Simplify $\sum_{k=0}^{n} \frac{1}{(n-k)!(n+k)!}$

Question

I have to simplify the following sum ($n \in \mathbb{N}$). I have tried to give values to $n$, but I haven't noticed anything useful. Can you help me, please?
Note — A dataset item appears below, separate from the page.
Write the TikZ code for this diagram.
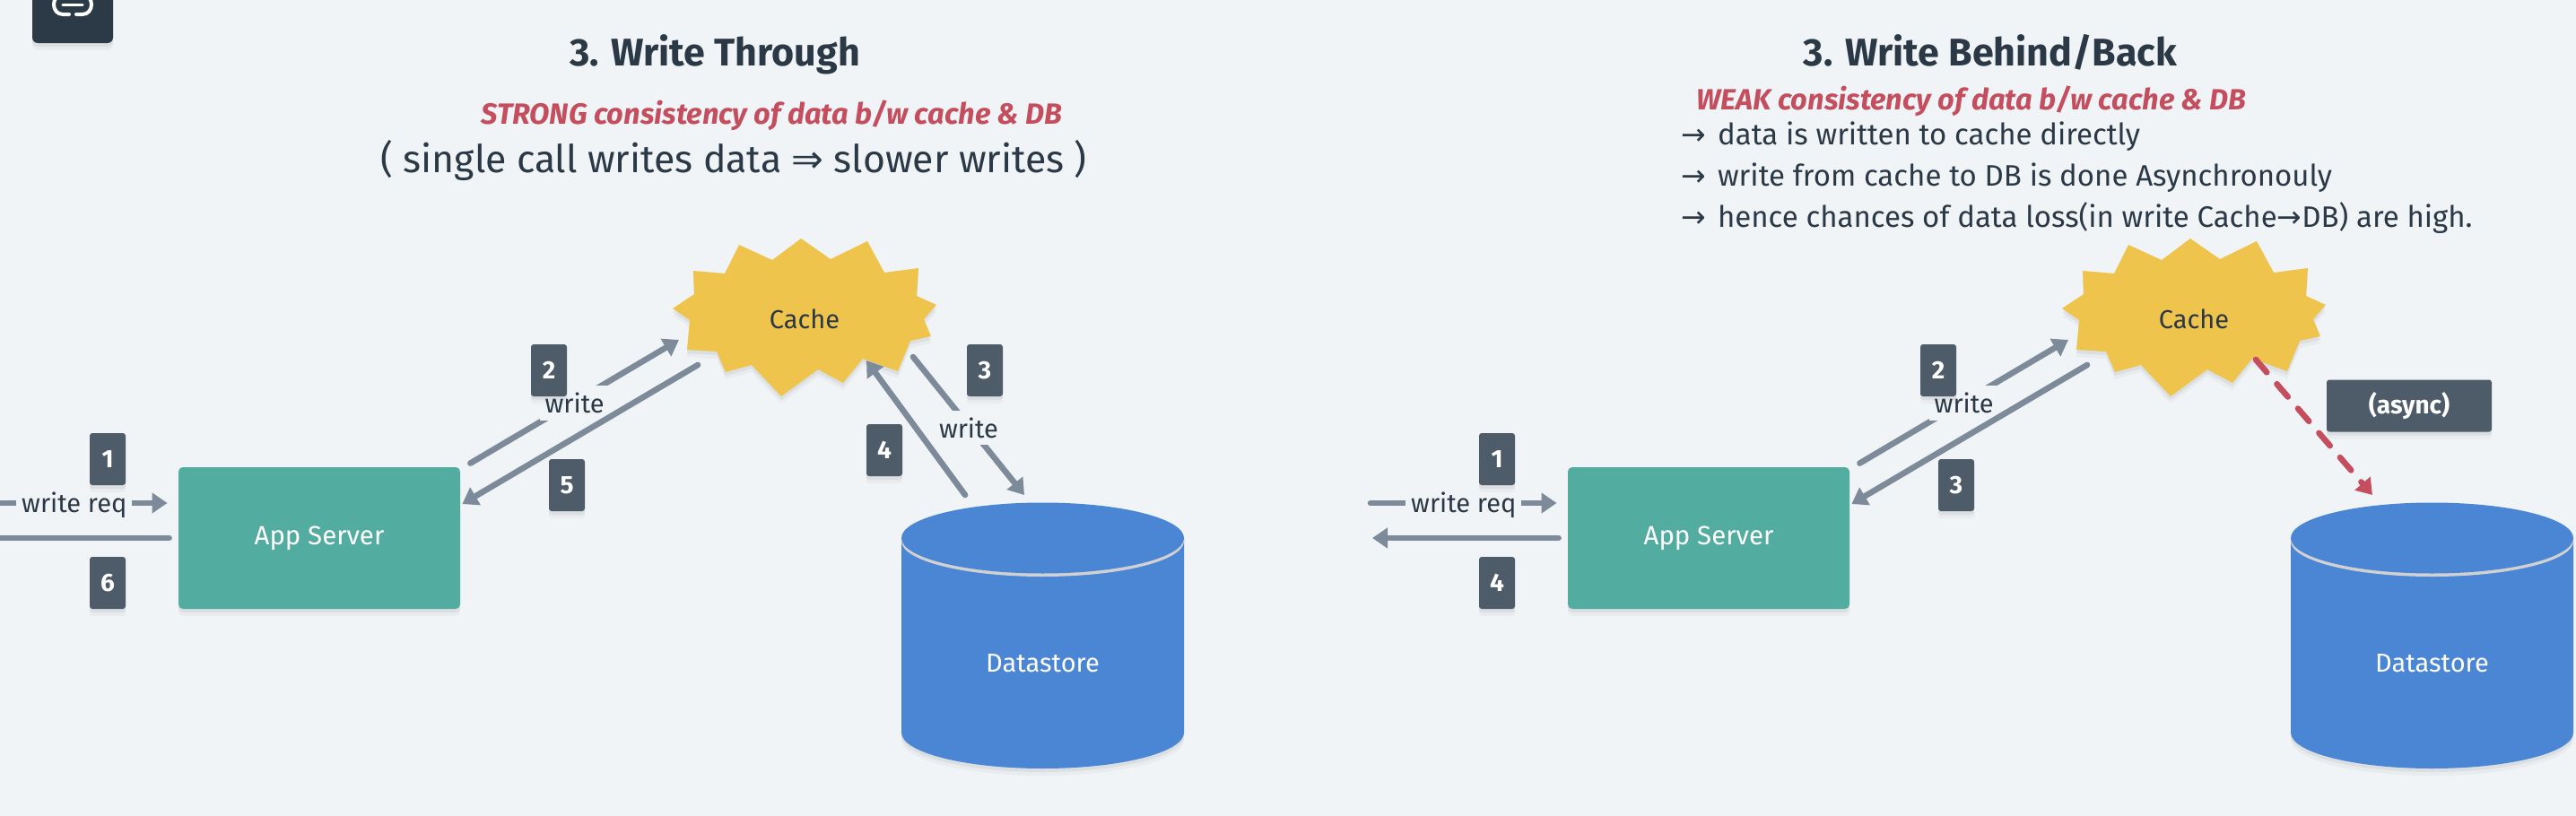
\documentclass[tikz,border=0pt]{standalone}
\usepackage{fontspec}
\setmainfont{Fira Sans}
\newfontfamily\symfont{DejaVu Sans}
\usetikzlibrary{arrows.meta,shadows}
\definecolor{pagebg}{HTML}{F0F4F7}
\definecolor{inkdark}{HTML}{2B3846}
\definecolor{tabdark}{HTML}{2C3A47}
\definecolor{badgegray}{HTML}{4E5B69}
\definecolor{linegray}{HTML}{7D8A99}
\definecolor{weakred}{HTML}{C44E5E}
\definecolor{appteal}{HTML}{52ACA0}
\definecolor{cacheyellow}{HTML}{EFC44C}
\definecolor{storeblue}{HTML}{4A86D4}
\tikzset{
    softshadow/.style={
        drop shadow={shadow xshift=0pt, shadow yshift=-4pt, opacity=0.03, fill=black},
        drop shadow={shadow xshift=0pt, shadow yshift=-2pt, opacity=0.05, fill=black}},
    flowline/.style={draw=linegray, line width=3.3pt, line cap=round, -{Triangle[length=8.5pt,width=11pt]}},
    asyncline/.style={draw=weakred, line width=3.3pt, line cap=round, dash pattern=on 9.4pt off 8.6pt, -{Triangle[length=8.5pt,width=11pt]}},
    flowlabel/.style={fill=pagebg, text=inkdark, inner xsep=3pt, inner ysep=4pt, font=\fontsize{14.5}{16}\selectfont},
    badge/.style={fill=badgegray, rounded corners=1.5pt, text=white, minimum width=20pt, minimum height=29pt, inner sep=0pt, font=\fontsize{14}{16}\selectfont\bfseries, softshadow},
    appbox/.style={fill=appteal, rounded corners=2.5pt, text=white, minimum width=157pt, minimum height=79pt, inner sep=0pt, font=\fontsize{14.7}{16}\selectfont, softshadow},
    nodetext/.style={inner sep=0pt, font=\fontsize{14.5}{16}\selectfont},
    heading/.style={anchor=base, text=inkdark, font=\fontsize{21.5}{24}\selectfont\bfseries},
    subhead/.style={anchor=base west, inner sep=0pt, text=weakred, font=\fontsize{16.3}{18}\selectfont\bfseries\itshape},
    bullet/.style={anchor=base west, inner sep=0pt, text=inkdark, font=\fontsize{16.5}{18}\selectfont},
}
\begin{document}
\begin{tikzpicture}[x=0.5pt, y=-0.5pt]
    \useasboundingbox (0,0) rectangle (2872,910);
    \clip (0,0) rectangle (2872,910);
    \fill[pagebg] (0,0) rectangle (2872,910);

    % Corner tab
    \fill[tabdark, rounded corners=3pt, softshadow] (36,-20) rectangle (126,48);
    \draw[white, line width=1.7pt, line cap=round] (70,5.5) -- (92,5.5);
    \draw[white, line width=2pt, line cap=round] (77,16) -- (70,16) .. controls (64,16) and (60,11) .. (60,5) .. controls (60,-1) and (64,-6) .. (70,-6);
    \draw[white, line width=2pt, line cap=round] (85,16) -- (92,16) .. controls (98,16) and (102,11) .. (102,5) .. controls (102,-1) and (98,-6) .. (92,-6);

    % Shared parts of both panels
    \foreach \off/\p in {0/a,1549/b} {
        \begin{scope}[shift={(\off,0)}]
            % Cache
            \fill[cacheyellow, softshadow] (893,266) -- (926,289) -- (967,269) -- (986,304) -- (1024,299)
                -- (1022,330) -- (1044,340) -- (1030,356) -- (1038,375) -- (1015,380) -- (1001,414)
                -- (962,400) -- (940,427) -- (912,412) -- (871,442) -- (838,407) -- (809,415)
                -- (799,392) -- (766,390) -- (769,357) -- (750,344) -- (774,328) -- (773,302)
                -- (808,305) -- (824,273) -- (861,290) -- cycle;
            \node[nodetext, text=inkdark] (cache\p) at (897,356) {Cache};

            % Datastore
            \fill[storeblue, softshadow] (1005,600) -- (1005,817)
                .. controls (1005,839) and (1075,857) .. (1162.5,857)
                .. controls (1250,857) and (1320,839) .. (1320,817) -- (1320,600) -- cycle;
            \fill[black!18] (1162.5,603.5) ellipse [x radius=157.5, y radius=39.5];
            \fill[storeblue] (1162.5,600) ellipse [x radius=157.5, y radius=39.5];
            \node[nodetext, text=white] (store\p) at (1162.5,740) {Datastore};

            % App server
            \node[appbox] (app\p) at (356,600) {\raisebox{-2.5pt}{App Server}};

            % Client side
            \coordinate (req\p) at (-21,561);
            \coordinate (res\p) at (-19,600);
            \draw[flowline] (req\p) -- node[flowlabel, yshift=-1pt] {write req} ([shift={(-12,-39)}]app\p.west);
            \draw[flowline] ([shift={(-10,0)}]app\p.west) -- (res\p);

            % App to cache and back
            \draw[flowline] ([shift={(11,-4)}]app\p.north east) -- node[flowlabel, yshift=-1pt] {write} ([shift={(-140,23)}]cache\p.center);
            \draw[flowline] ([shift={(-119,51)}]cache\p.center) -- ([shift={(2,-38)}]app\p.east);
        \end{scope}
    }

    % Write through
    \node[heading] (titlea) at (797,73) {3. Write Through};
    \node[subhead] (notea) at (536,138) {STRONG consistency of data b/w cache \& DB};
    \node[anchor=base west, inner sep=0pt, text=inkdark, font=\fontsize{21.4}{24}\selectfont] (subnotea) at (424,192) {( single call writes data {\symfont ⇒} slower writes )};
    \draw[flowline] ([shift={(121,42)}]cachea.center) -- node[flowlabel, yshift=-1pt] {write} ([shift={(-20.5,-188)}]storea.center);
    \draw[flowline] ([shift={(-86.5,-188)}]storea.center) -- ([shift={(69,46)}]cachea.center);
    \node[badge] (b1a) at (120,512) {1};
    \node[badge] (b2a) at (612,413) {2};
    \node[badge] (b3a) at (1098,413) {3};
    \node[badge] (b4a) at (986,502) {4};
    \node[badge] (b5a) at (632,541) {5};
    \node[badge] (b6a) at (120,650) {6};

    % Write behind
    \node[heading] (titleb) at (2219,73) {3. Write Behind/Back};
    \node[subhead] (noteb) at (1891,122) {WEAK consistency of data b/w cache \& DB};
    \node[bullet] (line1) at (1874,161) {{\symfont →}\hspace{6.5pt}data is written to cache directly};
    \node[bullet] (line2) at (1874,207) {{\symfont →}\hspace{6.5pt}write from cache to DB is done Asynchronouly};
    \node[bullet] (line3) at (1874,253) {{\symfont →}\hspace{6.5pt}hence chances of data loss(in write Cache{\symfont →}DB) are high.};
    \draw[asyncline] ([shift={(69,45)}]cacheb.center) -- ([shift={(-66.5,-188)}]storeb.center);
    \node[badge, minimum width=92pt] (asyncb) at (2686,452.5) {(async)};
    \node[badge] (b1b) at (1669,512) {1};
    \node[badge] (b2b) at (2161,413) {2};
    \node[badge] (b3b) at (2181,541) {3};
    \node[badge] (b4b) at (1669,650) {4};
\end{tikzpicture}
\end{document}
Thanks! $$\sum_{k=0}^{n} \frac{1}{(n-k)!(n+k)!}$$

Answer 1

$$\sum_{k=0}^{n} \frac{1}{(n-k)!(n+k)!}$$

$$= \frac {1}{n!n!} + \frac {1}{(n-1)!(n+1)!} + ... + \frac {0!}{2n!}$$

$$= \frac {1}{(2n)!} \bigg( \binom {2n}{n} +\binom {2n}{n-1} +\binom {2n}{n-2}+ ... + \binom {2n}{0}\bigg)$$

$$= \frac {1}{(2n)!} \sum _{k=0}^n \binom {2n}{k}=\frac {1}{2(2n)!} \bigg (4^n+ \binom {2n}{n}\bigg )$$

Answer 2

Hints:

It equals $$\frac12\left(\sum_{i=0}^{2n}\frac1{i!(2n-i)!}+\frac1{n!n!}\right)$$

Now multiply by $(2n)!$, calculate and divide the result by $(2n)!$

Answer 3

$$\frac{1}{(2n)!}\sum_{k=0}^{n}\binom{2n}{n+k} = \frac{1}{2(2n)!}\left[\binom{2n}{n}+\sum_{k=0}^{2n}\binom{2n}{k}\right]=\frac{1}{2\cdot n!^2}+\frac{4^n}{2\cdot(2n)!}.$$